Quadrant 2 (Not Urgent and But Important):

Tasks in this quadrant may not necessarily have a deadline, but they do help you move towards your personal and entrepreneurial goals. This quadrant is golden (Stephen Covey calls it “Quadrant of Quality”), you are not as focused on problems, and more focused on opportunities or growing.

Do your best to spend the majority of your time on tasks in this quadrant as they tend to give people the most happiness and personal fulfillment.

Examples: Maintenance projects, networking, healthy living, personal development, reading/studying, taking time to be with your significant other or family, launching your business and so on.

Quadrant 3 (Urgent and Not Important): 

These tasks are ones that do not help you reach your goals and missions, but do require attention now. A lot of tasks that fall here are busy work or expectations that are set by other people. These tasks can really eat into your productivity and can sometimes be a result of poor planning of tasks in the first two quadrants.

Examples: Phone calls/texts, majority of your emails, people asking you for favors, some meetings, grocery shopping and so on. Note: You are not obligated to respond to emails.

Quadrant 4 (Not Urgent and Not Important):

Tasks here are usually ones that waste your time and do not contribute to your goals. They can take over a large amount of time and are overall a distraction from you living a fulfilling life. Sometimes tasks that end up here are not thought about or planned and can reduce productivity.

Examples: Mindlessly scrolling social media, watching TV for hours and hours, browsing the internet and so on (Yes, we all need leisure time, just do not take things to extremes. Be intentional about your downtime, because if you are not, you may find your energy and passion gone.) I do my best to spend no time on these areas since they do not help me achieve my goals.

A Caveat

While reading this blog, it may seem simple to spend time in the second quadrant, however, you may find yourself doing anything but the second quadrant tasks due of the following:

  1. Plan to do tasks ahead of time: Most people have a tendency to procrastinate or find something else to add to their list rather than focusing on their goals. However, life happens and unforeseen issues pop up that throw you a curveball. By doing your best to finish things earlier than planned, you will have wiggle room in your schedule to easily accommodate the unexpected. I live by this mantra – Just do it, today.
  2. Understand what is important to you: While this may seem odd, it is true. Sure, it is easy to know most people value their family; however, many people really struggle with values and more specific goals that they would like to accomplish. Without understanding your goals and mission, you will not be able to correctly do the time management quadrant.
  3. Lack of self-discipline and belief in one-self: It can be easy to put tasks in the second quadrant on the backburner because they do not necessarily have a deadline. You must be self-disciplined and make sure you create time every day to do tasks in the second quadrant to accomplish your personal and entrepreneurial goals. Be confident in your abilities to do things you have never done before, if you don’t know something, you can learn it. There has never been a more perfect moment to start then today. The easy way to do it is to block off XX minutes per day to spend on Quadrant 2.

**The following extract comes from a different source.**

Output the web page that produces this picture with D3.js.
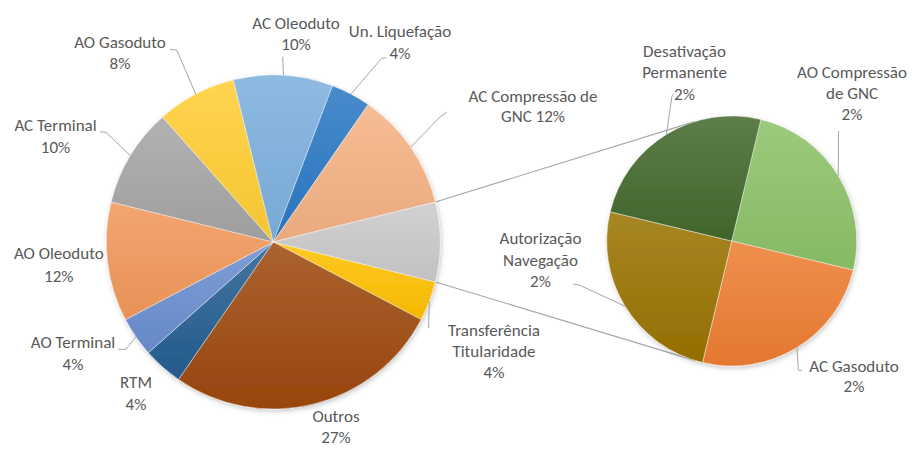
<!DOCTYPE html>
<html>
<head>
<meta charset="utf-8">
<script src="https://cdn.jsdelivr.net/npm/d3@7/dist/d3.min.js"></script>
<style>
  html, body { margin: 0; padding: 0; background: #ffffff; }
  svg { display: block; }
  text { font-family: Calibri, Carlito, Lato, sans-serif; font-size: 17px; fill: #595959; }
</style>
</head>
<body>
<svg id="chart" width="912" height="450"></svg>
<script>
// ---------------- DATA ----------------
const mainCategories = ["Transferência Titularidade", "Outros", "RTM", "AO Terminal", "AO Oleoduto",
  "AC Terminal", "AO Gasoduto", "AC Oleoduto", "Un. Liquefação", "AC Compressão de GNC"];
const mainValues = [2, 14, 2, 2, 6, 5, 4, 5, 2, 6];
const subCategories = ["AO Compressão de GNC", "AC Gasoduto", "Autorização Navegação", "Desativação Permanente"];
const subValues = [1, 1, 1, 1];

// ---------------- STYLE ----------------
const mainColors = ["#ffc000", "#9e480e", "#255e91", "#698ed0", "#f1975a",
  "#a5a5a5", "#ffcd33", "#7cafdd", "#2a78c4", "#f4b183"];
const otherColor = "#c9c9c9";
const subColors = ["#8cc168", "#ed7d31", "#997300", "#43682b"];

// ---------------- LAYOUT ----------------
const W = 912, H = 450;
const mainC = { x: 273.3, y: 242, r: 167 };
const subC = { x: 731.7, y: 241, r: 125 };
const subStart = 13.5 * Math.PI / 180;

const labelLayout = {
  "Transferência Titularidade": { x: 494, y: 336, lh: 21.2, breaks: [1, 1, 1], leader: [[428.5, 328]] },
  "Outros": { x: 336, y: 422, lh: 20.6, breaks: [1, 1] },
  "RTM": { x: 136, y: 388.3, lh: 21.7, breaks: [1, 1] },
  "AO Terminal": { x: 73, y: 348.3, lh: 21.7, breaks: [2, 1], leader: [[126, 349.3], [118.5, 349.3]] },
  "AO Oleoduto": { x: 58.8, y: 259.3, lh: 22.4, breaks: [2, 1] },
  "AC Terminal": { x: 55.5, y: 130.7, lh: 22, breaks: [2, 1], leader: [[106, 132.3], [100, 131.7]] },
  "AO Gasoduto": { x: 120, y: 47.7, lh: 21.6, breaks: [2, 1], leader: [[176.7, 50], [170, 49.3]] },
  "AC Oleoduto": { x: 296, y: 28.5, lh: 21.5, breaks: [2, 1], leader: [[282.7, 56.7]] },
  "Un. Liquefação": { x: 400, y: 37.3, lh: 22, breaks: [2, 1], leader: [[381.7, 58.3], [386, 57.5]] },
  "AC Compressão de GNC": { x: 533, y: 101.5, lh: 20.6, breaks: [3, 2], leader: [[440, 117], [447, 112]] },
  "AO Compressão de GNC": { x: 852, y: 78.3, lh: 21, breaks: [2, 2, 1], leader: [[838.5, 131]] },
  "AC Gasoduto": { x: 854, y: 371.7, lh: 20.6, breaks: [2, 1], leader: [[798.3, 370], [802, 370.7]] },
  "Autorização Navegação": { x: 540.5, y: 244.3, lh: 21.5, breaks: [1, 1, 1], leader: [[579.3, 285], [573.3, 284.3]] },
  "Desativação Permanente": { x: 684.5, y: 56.7, lh: 21.7, breaks: [1, 1, 1], leader: [[672, 96], [674, 93.5]] }
};

// ---------------- BUILD ----------------
const svg = d3.select("#chart");
svg.append("rect").attr("width", W).attr("height", H).attr("fill", "#ffffff");
const defs = svg.append("defs");

const shadow = defs.append("filter").attr("id", "shadow")
  .attr("x", "-10%").attr("y", "-10%").attr("width", "120%").attr("height", "120%");
shadow.append("feDropShadow").attr("dx", 1).attr("dy", 2).attr("stdDeviation", 2.5)
  .attr("flood-color", "#000").attr("flood-opacity", 0.22);

let gradId = 0;
function gradient(base) {
  const id = "g" + (gradId++);
  const g = defs.append("linearGradient").attr("id", id)
    .attr("x1", 0).attr("y1", 0).attr("x2", 0).attr("y2", 1);
  g.append("stop").attr("offset", "0%").attr("stop-color", d3.interpolateRgb(base, "#ffffff")(0.14));
  g.append("stop").attr("offset", "100%").attr("stop-color", d3.color(base).darker(0.12).formatHex());
  return "url(#" + id + ")";
}

const total = d3.sum(mainValues) + d3.sum(subValues);
const otherValue = d3.sum(subValues);
const pct = v => Math.round(v / total * 100) + "%";

// main pie: categories + combined slice (last), combined slice centred at 3 o'clock
const mainData = mainCategories.map((c, i) => ({ name: c, value: mainValues[i], color: mainColors[i] }));
mainData.push({ name: "__other__", value: otherValue, color: otherColor });
const otherSpan = otherValue / (d3.sum(mainValues) + otherValue) * 2 * Math.PI;
const mainStart = Math.PI / 2 + otherSpan / 2;
const mainPie = d3.pie().sort(null).value(d => d.value)
  .startAngle(mainStart).endAngle(mainStart + 2 * Math.PI);
const mainArcs = mainPie(mainData);
const mainArc = d3.arc().innerRadius(0).outerRadius(mainC.r);
const mainEdge = d3.arc().innerRadius(mainC.r).outerRadius(mainC.r);

const subData = subCategories.map((c, i) => ({ name: c, value: subValues[i], color: subColors[i] }));
const subPie = d3.pie().sort(null).value(d => d.value)
  .startAngle(subStart).endAngle(subStart + 2 * Math.PI);
const subArcs = subPie(subData);
const subArc = d3.arc().innerRadius(0).outerRadius(subC.r);
const subEdge = d3.arc().innerRadius(subC.r).outerRadius(subC.r);

// connector lines (tangents from the combined slice ends to secondary pie)
const otherArc = mainArcs[mainArcs.length - 1];
function pointAt(c, a) { return [c.x + c.r * Math.sin(a), c.y - c.r * Math.cos(a)]; }
function tangent(P, upper) {
  const dx = P[0] - subC.x, dy = P[1] - subC.y;
  const d = Math.hypot(dx, dy);
  const phi = Math.atan2(dy, dx), al = Math.acos(subC.r / d);
  const t1 = [subC.x + subC.r * Math.cos(phi + al), subC.y + subC.r * Math.sin(phi + al)];
  const t2 = [subC.x + subC.r * Math.cos(phi - al), subC.y + subC.r * Math.sin(phi - al)];
  return upper ? (t1[1] < t2[1] ? t1 : t2) : (t1[1] > t2[1] ? t1 : t2);
}
const Ptop = pointAt(mainC, otherArc.startAngle);
const Pbot = pointAt(mainC, otherArc.endAngle);
const conn = svg.append("g").attr("stroke", "#a6a6a6").attr("stroke-width", 1.1).attr("fill", "none");
[[Ptop, tangent(Ptop, true)], [Pbot, tangent(Pbot, false)]].forEach(([a, b]) => {
  conn.append("line").attr("x1", a[0]).attr("y1", a[1]).attr("x2", b[0]).attr("y2", b[1]);
});

// pies
const gMain = svg.append("g").attr("transform", `translate(${mainC.x},${mainC.y})`).attr("filter", "url(#shadow)");
gMain.selectAll("path").data(mainArcs).join("path")
  .attr("d", mainArc)
  .attr("fill", d => gradient(d.data.color))
  .attr("stroke", "#ffffff").attr("stroke-width", 0.6).attr("stroke-opacity", 0.7);

const gSub = svg.append("g").attr("transform", `translate(${subC.x},${subC.y})`).attr("filter", "url(#shadow)");
gSub.selectAll("path").data(subArcs).join("path")
  .attr("d", subArc)
  .attr("fill", d => gradient(d.data.color))
  .attr("stroke", "#ffffff").attr("stroke-width", 0.6).attr("stroke-opacity", 0.7);

// labels + leaders
const gLab = svg.append("g");
const lineGen = d3.line();
function drawLabel(d, center, edgeArc) {
  const L = labelLayout[d.data.name];
  if (!L) return;
  const e = edgeArc.centroid(d);
  const start = [center.x + e[0], center.y + e[1]];
  if (L.leader) {
    gLab.append("path").attr("d", lineGen([start, ...L.leader]))
      .attr("fill", "none").attr("stroke", "#a6a6a6").attr("stroke-width", 1);
  }
  const words = (d.data.name + " " + pct(d.data.value)).split(" ");
  const lines = [];
  let k = 0;
  L.breaks.forEach(n => { lines.push(words.slice(k, k + n).join(" ")); k += n; });
  const t = gLab.append("text").attr("text-anchor", "middle");
  lines.forEach((ln, i) => {
    t.append("tspan").attr("x", L.x).attr("y", L.y + i * L.lh).text(ln);
  });
}
mainArcs.forEach(d => drawLabel(d, mainC, mainEdge));
subArcs.forEach(d => drawLabel(d, subC, subEdge));
</script>
</body>
</html>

So, remember, living a more fulfilling life without regrets requires you to spend most of your time on activities in the second quadrant on the Time Management Quadrant.

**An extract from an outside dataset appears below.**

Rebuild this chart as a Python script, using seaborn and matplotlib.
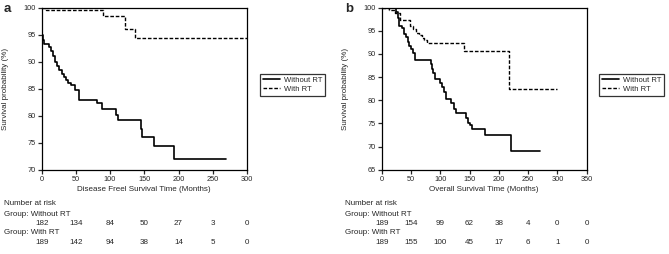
import numpy as np
import pandas as pd
import matplotlib
matplotlib.use('Agg')
import matplotlib.pyplot as plt
import matplotlib.transforms as mtransforms
import seaborn as sns

# --- panel a: disease free survival (step points: time, survival %) ---
dfs_without_t = [0, 0.5, 1, 2, 4, 10, 14, 17, 19, 20, 23, 25, 29, 32, 35, 39, 43, 48,
                 55, 81, 88, 109, 111, 145, 146, 164, 193, 270]
dfs_without_s = [100, 96.5, 95.0, 94.0, 93.2, 92.8, 92.0, 91.0, 90.4, 89.9, 89.1, 88.5,
                 87.8, 87.2, 86.6, 86.1, 85.6, 84.8, 82.9, 82.3, 81.3, 80.2, 79.2, 77.6,
                 76.0, 74.3, 72.0, 72.0]
dfs_with_t = [0, 7, 90, 122, 136, 300]
dfs_with_s = [100, 99.6, 98.5, 96.0, 94.3, 94.3]

# --- panel b: overall survival ---
os_without_t = [0, 24, 27, 30, 35, 38, 41, 44, 47, 50, 53, 57, 84, 86, 88, 91, 100, 103,
                106, 109, 111, 119, 123, 127, 144, 147, 150, 154, 176, 221, 271]
os_without_s = [100, 99.0, 97.8, 96.1, 95.5, 94.3, 93.6, 92.5, 91.8, 91.0, 90.2, 88.7,
                87.9, 86.8, 85.8, 84.6, 83.8, 82.9, 81.8, 80.2, 80.2, 79.3, 78.2, 77.3,
                76.1, 75.0, 74.6, 73.8, 72.4, 69.0, 69.0]
os_with_t = [0, 12, 22, 31, 49, 54, 58, 63, 68, 73, 78, 140, 217, 300]
os_with_s = [100, 99.5, 98.9, 97.3, 96.0, 95.3, 94.6, 94.0, 93.4, 92.9, 92.3, 90.7,
             82.5, 82.5]

# --- number at risk ---
dfs_risk_times = [0, 50, 100, 150, 200, 250, 300]
dfs_risk_without = [182, 134, 84, 50, 27, 3, 0]
dfs_risk_with = [189, 142, 94, 38, 14, 5, 0]
os_risk_times = [0, 50, 100, 150, 200, 250, 300, 350]
os_risk_without = [189, 154, 99, 62, 38, 4, 0, 0]
os_risk_with = [189, 155, 100, 45, 17, 6, 1, 0]

sns.set_style('ticks')
plt.rcParams['font.family'] = ['Liberation Sans', 'DejaVu Sans']

fig = plt.figure(figsize=(6.69, 2.54), dpi=100)
ax_a = fig.add_axes([0.0623, 0.332, 0.3068, 0.638])
ax_b = fig.add_axes([0.5706, 0.332, 0.3064, 0.638])

panels = [
    (ax_a, 'a', dfs_without_t, dfs_without_s, dfs_with_t, dfs_with_s,
     (0, 300), np.arange(0, 301, 50), (70, 100), np.arange(70, 101, 5),
     'Disease Freel Survival Time (Months)',
     dfs_risk_times, dfs_risk_without, dfs_risk_with, 0.383, 0.006),
    (ax_b, 'b', os_without_t, os_without_s, os_with_t, os_with_s,
     (0, 350), np.arange(0, 351, 50), (65, 100), np.arange(65, 101, 5),
     'Overall Survival Time (Months)',
     os_risk_times, os_risk_without, os_risk_with, 0.890, 0.516),
]

for (ax, letter, wt, ws, rt, rs, xlim, xticks, ylim, yticks, xlabel,
     risk_t, risk_wo, risk_w, leg_x, text_x) in panels:
    sns.lineplot(x=wt, y=ws, ax=ax, color='black', linewidth=1.2,
                 drawstyle='steps-post', estimator=None, label='Without RT')
    sns.lineplot(x=rt, y=rs, ax=ax, color='black', linewidth=1.0,
                 drawstyle='steps-post', estimator=None, label='With RT',
                 linestyle=(0, (2.6, 1.3)))

    ax.set_xlim(*xlim)
    ax.set_ylim(*ylim)
    ax.set_xticks(xticks)
    ax.set_yticks(yticks)
    ax.tick_params(labelsize=5.3, length=3, width=0.9, pad=1.5)
    for sp in ax.spines.values():
        sp.set_visible(True)
        sp.set_linewidth(0.9)
        sp.set_color('black')
    ax.set_xlabel(xlabel, fontsize=5.8, labelpad=2.5)
    ax.set_ylabel('Survival probability (%)', fontsize=5.8)
    ax.yaxis.set_label_coords(-0.16, 0.5)

    leg = ax.legend(loc='center left', bbox_to_anchor=(leg_x, 0.667),
                    bbox_transform=fig.transFigure, fontsize=5.5, frameon=True,
                    fancybox=False, edgecolor='black', handlelength=2.2,
                    handletextpad=0.6, borderpad=0.35, labelspacing=0.25)
    leg.get_frame().set_linewidth(0.9)

    # panel letter
    fig.text(text_x, 0.965, letter, fontsize=9.5, fontweight='bold',
             ha='left', va='center')

    # number at risk table
    fig.text(text_x, 0.197, 'Number at risk', fontsize=5.8, va='center')
    fig.text(text_x, 0.157, 'Group: Without RT', fontsize=5.8, va='center')
    fig.text(text_x, 0.083, 'Group: With RT', fontsize=5.8, va='center')
    trans = mtransforms.blended_transform_factory(ax.transData, fig.transFigure)
    for t, n in zip(risk_t, risk_wo):
        ax.text(t, 0.121, str(n), transform=trans, fontsize=5.8,
                ha='center', va='center', clip_on=False)
    for t, n in zip(risk_t, risk_w):
        ax.text(t, 0.044, str(n), transform=trans, fontsize=5.8,
                ha='center', va='center', clip_on=False)

fig.savefig('out.png', dpi=100)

You do not want to get in a cycle of only dealing with stressful “urgent and important tasks,” you will burn out and lack meaning and enjoyment in life. Being an entrepreneur is already stressful enough.

Every successful business starts with a business plan. Don’t be afraid to create one for your life so you easily identify what is most important and then commit to the personal changes necessary to succeed.

Do not keep telling yourself that someday you will make the time, be intentional and proactive.



Covey, S. R. (2004). The 7 Habits of Highly Effective People. New York: Free Press.